Supplied material >>

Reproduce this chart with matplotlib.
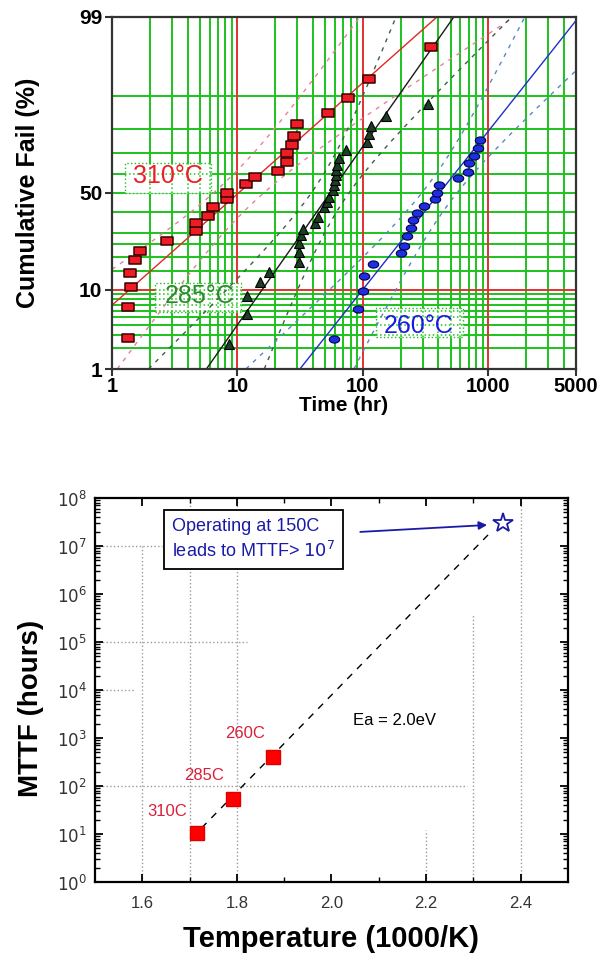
import numpy as np
import matplotlib
matplotlib.use('Agg')
import matplotlib.pyplot as plt
from matplotlib.path import Path
from matplotlib.patches import Rectangle
from matplotlib.ticker import NullLocator, FixedLocator, NullFormatter
from statistics import NormalDist

plt.rcParams['font.family'] = ['Liberation Sans', 'DejaVu Sans']

# ---------------- data: top chart (lognormal probability plot) ----------------
red_t = [1.34, 1.34, 1.42, 1.39, 1.53, 1.68, 2.75, 4.70, 4.70, 5.86, 6.43, 8.32, 8.32,
         11.8, 13.7, 20.9, 24.7, 24.7, 27.0, 28.1, 29.6, 52.5, 75.9, 112, 350]
red_p = [2.8, 6.6, 10.7, 14.5, 18.8, 22.2, 26.3, 30.8, 34.6, 38.1, 42.7, 46.8, 50.0,
         54.7, 58.4, 61.4, 65.9, 70.1, 73.7, 77.4, 81.9, 85.5, 89.5, 93.4, 97.3]

blk_t = [8.63, 12.0, 12.0, 15.0, 18.0, 30.8, 30.8, 30.8, 31.9, 33.1, 41.3, 43.6, 48.8, 51.5,
         53.5, 57.5, 58.6, 59.7, 60.8, 60.8, 61.9, 64.3, 73.1, 107.6, 111.7, 115.9, 152.8, 331]
blk_p = [2.3, 5.5, 8.7, 12.0, 14.8, 18.1, 21.8, 25.5, 28.9, 31.7, 34.6, 37.6, 42.7, 45.3,
         47.9, 51.6, 54.2, 56.8, 59.4, 61.9, 64.4, 67.8, 71.5, 75.0, 78.2, 81.2, 84.5, 88.0]

blu_t = [58.6, 91.2, 100, 101.9, 120.2, 201, 213, 225, 242, 251, 270, 308, 377, 391, 406,
         575, 692, 705, 773, 832, 863]
blu_p = [2.7, 6.3, 9.8, 13.7, 17.4, 21.4, 24.2, 28.5, 32.2, 36.1, 39.6, 43.2, 46.8, 50.0, 54.2,
         57.9, 60.9, 65.4, 68.8, 72.4, 75.8]

# lognormal fit parameters (median hours, sigma in log10 units, band half-width)
fit_t50 = [10.2, 54.8, 407]
fit_sigma = [0.68, 0.424, 0.478]
band_w = [0.20, 0.15, 0.14]

temp_labels = ['310°C', '285°C', '260°C']
x_ticks_top = [1, 10, 100, 1000, 5000]
y_ticks_top = [1, 10, 50, 99]
grid_pct = [2, 3, 4, 5, 6, 7, 8, 9, 15, 20, 25, 30, 40, 50, 60, 70, 80, 90]
grid_pct_red = [10]
grid_time = [k * 10 ** d for d in range(0, 3) for k in range(2, 10)] + [2000, 3000, 4000]
grid_time_red = [10, 100, 1000]

# ---------------- data: bottom chart (Arrhenius) ----------------
inv_T = [1.715, 1.792, 1.876]
mttf = [10.5, 53, 400]
arr_labels = ['310C', '285C', '260C']
op_invT = [2.363]
op_mttf = [3.0e7]
Ea_eV = 2.0
x_ticks_bot = [1.6, 1.8, 2.0, 2.2, 2.4]
x_minor_bot = [1.7, 1.9, 2.1, 2.3]
y_ticks_bot = [10.0 ** k for k in range(0, 9)]
y_minor_bot = [m * 10.0 ** k for k in range(0, 8) for m in range(2, 10)]

# ---------------- figure ----------------
fig = plt.figure(figsize=(6, 9.58), dpi=100)

ND = NormalDist()


def fwd(p):
    p = np.clip(np.asarray(p, float) / 100.0, 1e-9, 1 - 1e-9)
    return np.vectorize(ND.inv_cdf, otypes=[float])(p)


def inv(z):
    z = np.asarray(z, float)
    return 100.0 * np.vectorize(ND.cdf, otypes=[float])(z)


GREEN = '#1ec21e'
GRED = '#e23030'

ax1 = fig.add_axes([0.1867, 0.6148, 0.7733, 0.3675])
ax1.set_xscale('log')
ax1.set_yscale('function', functions=(fwd, inv))
ax1.set_xlim(1, 5000)
ax1.set_ylim(1, 99)

for v in grid_time:
    ax1.axvline(v, color=GREEN, lw=1.4, zorder=1)
for v in grid_time_red:
    ax1.axvline(v, color=GRED, lw=1.4, zorder=1.1)
for p in grid_pct:
    ax1.axhline(p, color=GREEN, lw=1.4, zorder=1)
for p in grid_pct_red:
    ax1.axhline(p, color=GRED, lw=1.4, zorder=1.1)


def dotted_region(t0, t1, p0, p1):
    ax1.add_patch(Rectangle((t0, p0), t1 - t0, p1 - p0, facecolor='white',
                            edgecolor=GREEN, ls=':', lw=1.0, zorder=1.5))
    for v in grid_time + grid_time_red:
        if t0 < v < t1:
            ax1.plot([v, v], [p0, p1], color=GREEN, ls=':', lw=1.1, zorder=1.6)
    for p in grid_pct + grid_pct_red:
        if p0 < p < p1:
            ax1.plot([t0, t1], [p, p], color=GREEN, ls=':', lw=1.1, zorder=1.6)


dotted_region(1.27, 6.1, 50, 65.4)
dotted_region(2.2, 10.6, 5.8, 11.7)
dotted_region(127, 631, 2.86, 6.4)

fit_colors = ['#e02828', '#1a1a1a', '#2030c8']
band_colors = ['#e8809a', '#3d5f4a', '#5a86c8']
zz = np.linspace(fwd(1.0), fwd(99.0), 300)
FF = inv(zz)
for t50, sg, w, fc, bc in zip(fit_t50, fit_sigma, band_w, fit_colors, band_colors):
    lt = np.log10(t50) + sg * zz
    ax1.plot(10 ** lt, FF, color=fc, lw=1.0, zorder=3)
    for s in (-1, 1):
        ax1.plot(10 ** (lt + s * w * np.sqrt(1 + (zz / 0.8) ** 2)), FF, color=bc,
                 lw=1.0, ls=(0, (3, 4)), zorder=2.5)

rect_marker = Path([(-1.35, -1), (1.35, -1), (1.35, 1), (-1.35, 1), (-1.35, -1)],
                   [Path.MOVETO, Path.LINETO, Path.LINETO, Path.LINETO, Path.CLOSEPOLY])
th = np.linspace(0, 2 * np.pi, 40)
ell_marker = Path(np.column_stack([1.45 * np.cos(th), np.sin(th)]))

ax1.plot(red_t, red_p, ls='none', marker=rect_marker, ms=8, mfc='#ee1c24',
         mec='#3a0000', mew=1.1, zorder=4)
ax1.plot(blk_t, blk_p, ls='none', marker='^', ms=6.5, mfc='#1d3d25',
         mec='#000000', mew=0.8, zorder=4)
ax1.plot(blu_t, blu_p, ls='none', marker=ell_marker, ms=7.5, mfc='#1e2ee0',
         mec='#00004a', mew=0.8, zorder=4)

ax1.text(2.8, 58.9, temp_labels[0], color='#ee1c24', fontsize=18, ha='center', va='center', zorder=5)
ax1.text(4.97, 8.7, temp_labels[1], color='#2a8a2a', fontsize=18, ha='center', va='center', zorder=5)
ax1.text(280, 3.95, temp_labels[2], color='#1a1ae6', fontsize=18, ha='center', va='center', zorder=5)

ax1.xaxis.set_major_locator(FixedLocator(x_ticks_top))
ax1.set_xticklabels([str(v) for v in x_ticks_top], fontweight='bold', fontsize=14.5)
ax1.xaxis.set_minor_locator(NullLocator())
ax1.yaxis.set_major_locator(FixedLocator(y_ticks_top))
ax1.set_yticklabels([str(v) for v in y_ticks_top], fontweight='bold', fontsize=15)
ax1.yaxis.set_minor_locator(NullLocator())
ax1.tick_params(direction='out', length=5, width=1.5, color='#333333', pad=2)
ax1.tick_params(axis='x', pad=1)
for sp in ax1.spines.values():
    sp.set_color('#333333')
    sp.set_linewidth(1.6)
    sp.set_zorder(6)
ax1.set_xlabel('Time (hr)', fontsize=15, fontweight='bold', labelpad=0)
ax1.set_ylabel('Cumulative Fail (%)', fontsize=18, fontweight='bold', labelpad=28)

# ---------------- bottom chart ----------------
ax2 = fig.add_axes([0.1583, 0.0793, 0.7883, 0.4009])
ax2.set_yscale('log')
ax2.set_xlim(1.5, 2.5)
ax2.set_ylim(1, 1e8)

gcol = '#9a9a9a'
# partial dotted gridlines as in the original
hsegs = [(1e7, 1.5, 1.642), (1e5, 1.5, 1.822), (1e4, 1.5, 1.585), (1e2, 1.5, 2.287)]
vsegs = [(1.6, 1, 1e7), (1.7, 1, 1e8), (1.8, 1, 1e8), (2.2, 1, 12), (2.3, 1, 3.6e5), (2.4, 1, 1e8)]
for y, a, b in hsegs:
    ax2.plot([a, b], [y, y], color=gcol, ls=':', lw=1.0, zorder=1)
for x, a, b in vsegs:
    ax2.plot([x, x], [a, b], color=gcol, ls=':', lw=1.0, zorder=1)

kB = 8.617e-5
slope = Ea_eV / (kB * np.log(10) * 1000.0)
xl = np.linspace(1.705, 2.34, 50)
yl = 10 ** (np.log10(mttf[0]) + slope * (xl - inv_T[0]))
ax2.plot(xl, yl, color='black', lw=1.0, ls=(0, (5, 5)), zorder=2)

ax2.plot(inv_T, mttf, ls='none', marker='s', ms=9.5, mfc='#ff0000', mec='#e00000', zorder=4)
ax2.plot(op_invT, op_mttf, ls='none', marker='*', ms=15, mfc='white', mec='#1a1aa0',
         mew=1.3, zorder=4)

lab_pos = [(1.652, 30), (1.731, 162), (1.817, 1270)]
for (x, y), s in zip(lab_pos, arr_labels):
    ax2.text(x, y, s, color='#d8203a', fontsize=12, ha='center', va='center')
ax2.text(2.133, 2370, 'Ea = 2.0eV', color='black', fontsize=12, ha='center', va='center')

ax2.text(1.663, 10 ** 7.135, 'Operating at 150C\nleads to MTTF> $10^7$', color='#1a1aa8',
         fontsize=13, ha='left', va='center', linespacing=1.4,
         bbox=dict(boxstyle='square,pad=0.42', facecolor='white', edgecolor='black', lw=1.3),
         zorder=5)
ax2.annotate('', xy=(2.335, 10 ** 7.44), xytext=(2.055, 10 ** 7.29),
             arrowprops=dict(arrowstyle='-|>', color='#1a1aa8', lw=1.3, mutation_scale=12),
             zorder=5)

ax2.xaxis.set_major_locator(FixedLocator(x_ticks_bot))
ax2.set_xticklabels(['%.1f' % v for v in x_ticks_bot], fontsize=12, color='#333333')
ax2.xaxis.set_minor_locator(FixedLocator(x_minor_bot))
ax2.yaxis.set_major_locator(FixedLocator(y_ticks_bot))
ax2.yaxis.set_minor_locator(FixedLocator(y_minor_bot))
ax2.yaxis.set_minor_formatter(NullFormatter())
ax2.set_yticklabels(['$10^{%d}$' % k for k in range(0, 9)], fontsize=12, color='#333333')
ax2.tick_params(which='both', direction='in', top=True, right=True, width=1.3)
ax2.tick_params(axis='x', which='major', length=6, pad=10)
ax2.tick_params(axis='y', which='major', length=6, pad=6)
ax2.tick_params(which='minor', length=3.5, width=1.0)
for sp in ax2.spines.values():
    sp.set_linewidth(1.6)
    sp.set_zorder(6)
ax2.set_xlabel('Temperature (1000/K)', fontsize=21, fontweight='bold', labelpad=10)
ax2.set_ylabel('MTTF (hours)', fontsize=20, fontweight='bold')
ax2.yaxis.set_label_coords(-0.108, 0.453)

fig.savefig('out.png', dpi=100)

Goal >> Which lines of the data include "chart"? Copy each of them.

Output of the exercise >>
Reproduce this chart with matplotlib.
# ---------------- data: top chart (lognormal probability plot) ----------------
# ---------------- data: bottom chart (Arrhenius) ----------------
# ---------------- bottom chart ----------------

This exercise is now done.